耳が殆ど聴こえない沈墨の弟 傅衛軍の気高さ…
王響の、王陽や妻、王北への想い…
馬徳勝の元刑事としての矜持…
龚彪の優しさ…

愛すべき人たちの選択が一つ、また一つと心に静かな余韻を残していくドラマだ。

全12話の本作だが、1話毎に長さがバラバラなのが珍しい。11話などは1時間47分もありWOWOWさんは番組調整が大変だったのでは?と拝察する。そのことも含め、キラキラ系俳優が一切出てこない本作を放送してくださった英断に感謝したい思う。

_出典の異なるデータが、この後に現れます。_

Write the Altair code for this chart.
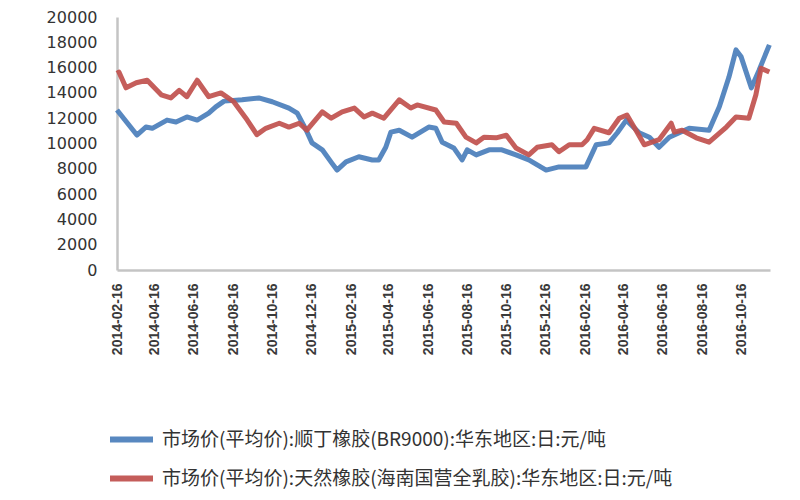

ミステリーとしても、最終話まで残る謎を少しずつ解決しながら最後まで引きつけるプロットも素晴らしかった。
少しの抜けもなく掃き清められたように綺麗に回収されるラスト。
温かいものが心に沁み込んでくるように舞い降りる雪
そしてそれまでの鬱屈を晴らすようなトウモロコシ畑と線路。
純粋に、いいドラマだった



この中年トリオが本当によかった! 漫长的季节 微博





素晴らしい作品でしたが、正直なところ大好きとまでは言い切れないのが少し残念です。なぜなら期待値が大きすぎました…。
もしも豆瓣や10年に一作、等のふれこみがもっと控え目だったなら、感動がもう少し大きかったような気がします。
そう考えると、やはりドラマって観るタイミングだなぁと思うのです。
中国配信時に躊躇なくリアタイしていたら、もっとインパクトが強かったのかもしれません。

同じ辛爽監督の作品でいうなら、わたしは『隐秘的角落』の方が好みでした。
でも、確かに、秀作であることに間違いないと思います!

拙い感想をお読みいただきありがとうございました。